Bostonia: MOC Pioneering a Cloud Mall

With Massachusetts pledging $3 million in state support, BU leaders in April announced plans for development of a path-breaking computing cloud that could spur economic growth and technology innovation.

The plan calls for hosting the MOC at the MGHPCC data center, where it would tap the computational power of BU and its MOC partners, who have jointly contributed $16 million to MGHPCC, leveraging the $3 million matching grant from the state. Besides the participating universities, MOC partners are tech firms Red Hat, Cisco, EMC, Juniper Networks, SGI, Mellanox, Plexxi, Riverbed, Enterprise DB, Cambridge Computer Services, and DataDirect Networks.

The MOC concept of a cloud marketplace grew out of BU research in 2009. In a recent paper, Bestavros and Krieger argue that closed clouds usually have a single provider, who “alone has access to the operational data.” For this and other reasons, they write, “in the long run, if only a handful of major providers continue to dominate the public cloud marketplace, then any innovation can only be realized through one of them.”

With a cloud designed like the MOC, their paper says, “many stakeholders, rather than just a single provider, participate in implementing and operating the cloud. This creates a multisided marketplace in which participants freely cooperate and compete with each other, and customers can choose among numerous competing services and solutions.”

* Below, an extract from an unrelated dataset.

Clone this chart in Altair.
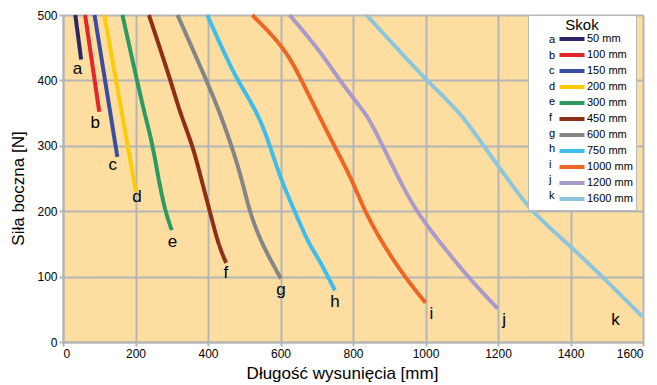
import altair as alt
import pandas as pd

letters = ["a", "b", "c", "d", "e", "f", "g", "h", "i", "j", "k"]
strokes = ["50 mm", "100 mm", "150 mm", "200 mm", "300 mm", "450 mm",
           "600 mm", "750 mm", "1000 mm", "1200 mm", "1600 mm"]
colors = ["#2B2766", "#E3262A", "#3B4DA0", "#FFCB08", "#2E9A63", "#8E2F18",
          "#858585", "#3EBDEB", "#EE6626", "#A99BC9", "#8CC5DC"]

# curve points (x = Długość wysunięcia [mm], y = Siła boczna [N])
a_x = [34, 50]
a_y = [500, 432]
b_x = [61, 100]
b_y = [500, 352]
c_x = [87, 150]
c_y = [500, 283]
d_x = [114, 201]
d_y = [500, 230]
e_x = [164, 204, 224, 248, 263, 282, 300]
e_y = [500, 400, 352, 300, 250, 200, 171]
f_x = [237, 297, 323, 358, 381, 405, 428, 450]
f_y = [500, 400, 350, 300, 250, 200, 150, 121]
g_x = [316, 396, 433, 465, 493, 514, 548, 601]
g_y = [500, 400, 350, 300, 250, 200, 150, 97]
h_x = [398, 438, 481, 538, 571, 600, 639, 678, 708, 750]
h_y = [500, 450, 400, 350, 300, 250, 200, 150, 125, 79]
i_x = [522, 612, 658, 703, 748, 796, 832, 882, 942, 1000]
i_y = [500, 450, 400, 350, 300, 250, 200, 150, 100, 60]
j_x = [625, 708, 763, 833, 846, 882, 926, 974, 1043, 1116, 1199]
j_y = [500, 446, 400, 350, 339, 300, 250, 200, 150, 100, 51]
k_x = [837, 920, 1003, 1098, 1160, 1226, 1291, 1393, 1488, 1598]
k_y = [500, 450, 400, 350, 300, 250, 200, 150, 100, 39]

# curve-end letter labels
lab_x = [40, 89, 137, 204, 302, 449, 601, 750, 1016, 1217, 1524]
lab_y = [417, 335, 270, 221, 153, 106, 80, 61, 43, 33, 33]

xs = [a_x, b_x, c_x, d_x, e_x, f_x, g_x, h_x, i_x, j_x, k_x]
ys = [a_y, b_y, c_y, d_y, e_y, f_y, g_y, h_y, i_y, j_y, k_y]

rows = []
for L, S, X, Y in zip(letters, strokes, xs, ys):
    for xv, yv in zip(X, Y):
        rows.append({"letter": L, "stroke": S, "x": xv, "y": yv})
lines_df = pd.DataFrame(rows)
labels_df = pd.DataFrame({"letter": letters, "x": lab_x, "y": lab_y})

FONT = "Liberation Sans"
NB = "\u00a0"
label_expr = ("(length(datum.label) == 5 ? '" + NB + NB + "' : "
              "length(datum.label) == 6 ? '" + NB + "' : '') + datum.label + '    '")

x_enc = alt.X("x:Q", scale=alt.Scale(domain=[0, 1600], nice=False),
              axis=alt.Axis(values=list(range(0, 1601, 200)), format="d",
                            title="Długość wysunięcia [mm]",
                            titleX=279, titleY=36, titleAnchor="middle",
                            titleBaseline="alphabetic"))
y_enc = alt.Y("y:Q", scale=alt.Scale(domain=[0, 500], nice=False),
              axis=alt.Axis(values=list(range(0, 501, 50)), format="d",
                            title="Siła boczna [N]",
                            titleX=-45, titleY=173, titleAngle=-90,
                            titleAlign="center", titleBaseline="middle"))

lines = alt.Chart(lines_df).mark_line(strokeWidth=4, interpolate="basis").encode(
    x=x_enc,
    y=y_enc,
    color=alt.Color("stroke:N", scale=alt.Scale(domain=strokes, range=colors),
                    legend=alt.Legend(
                        title="Skok", orient="none", legendX=465, legendY=0,
                        fillColor="white", strokeColor="#B8B8B8", padding=3,
                        symbolType="M-3.125,0H3.125", symbolSize=64,
                        symbolStrokeWidth=4, symbolOffset=35,
                        labelAlign="left", labelOffset=9,
                        labelFontSize=11, labelFont=FONT,
                        labelExpr=label_expr,
                        titleFont=FONT, titleFontSize=15, titleFontWeight="normal",
                        titleAnchor="middle", titlePadding=0, rowPadding=0,
                        titleColor="black", labelColor="black")),
    strokeDash=alt.StrokeDash("letter:N",
                              scale=alt.Scale(domain=letters, range=[[1, 0]] * 11),
                              legend=alt.Legend(
                                  title=None, orient="none", legendX=474, legendY=19,
                                  symbolOpacity=0, symbolSize=100,
                                  symbolType="circle", padding=0,
                                  labelFontSize=11, labelFont=FONT, labelColor="black",
                                  labelOffset=0, rowPadding=4.6)),
    detail="letter:N",
)

texts = alt.Chart(labels_df).mark_text(fontSize=17, font=FONT, color="black",
                                       baseline="middle", align="center").encode(
    x="x:Q", y="y:Q", text="letter:N")

chart = alt.layer(lines, texts).properties(
    width=580, height=327,
    autosize=alt.AutoSizeParams(type="none"),
    padding={"left": 55, "top": 7, "right": 6, "bottom": 42},
).configure_view(fill="#FDDEA0", stroke=None).configure_axis(
    grid=True, gridColor="#B5B5B5", gridWidth=2,
    domainColor="#B5B5B5", domainWidth=2,
    tickColor="#B5B5B5", tickSize=4, tickWidth=2,
    labelFont=FONT, labelFontSize=12, labelColor="black",
    titleFont=FONT, titleFontSize=17, titleFontWeight="normal", titleColor="black",
)

chart.save("out.html", embed_options={"renderer": "svg", "actions": False})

Another advantage: an open cloud would be more secure than a closed one, Bestavros and Krieger say. It is “the best way to make sure that software is clean,” according to Bestavros, especially as American tech companies complain that federal computer snooping might scare off billions of dollars’ worth of cloud computing customers. With a public, open cloud like the MOC, “the National Security Agency cannot put backdoors in an open-source code, because you can see what the software is doing,” he says.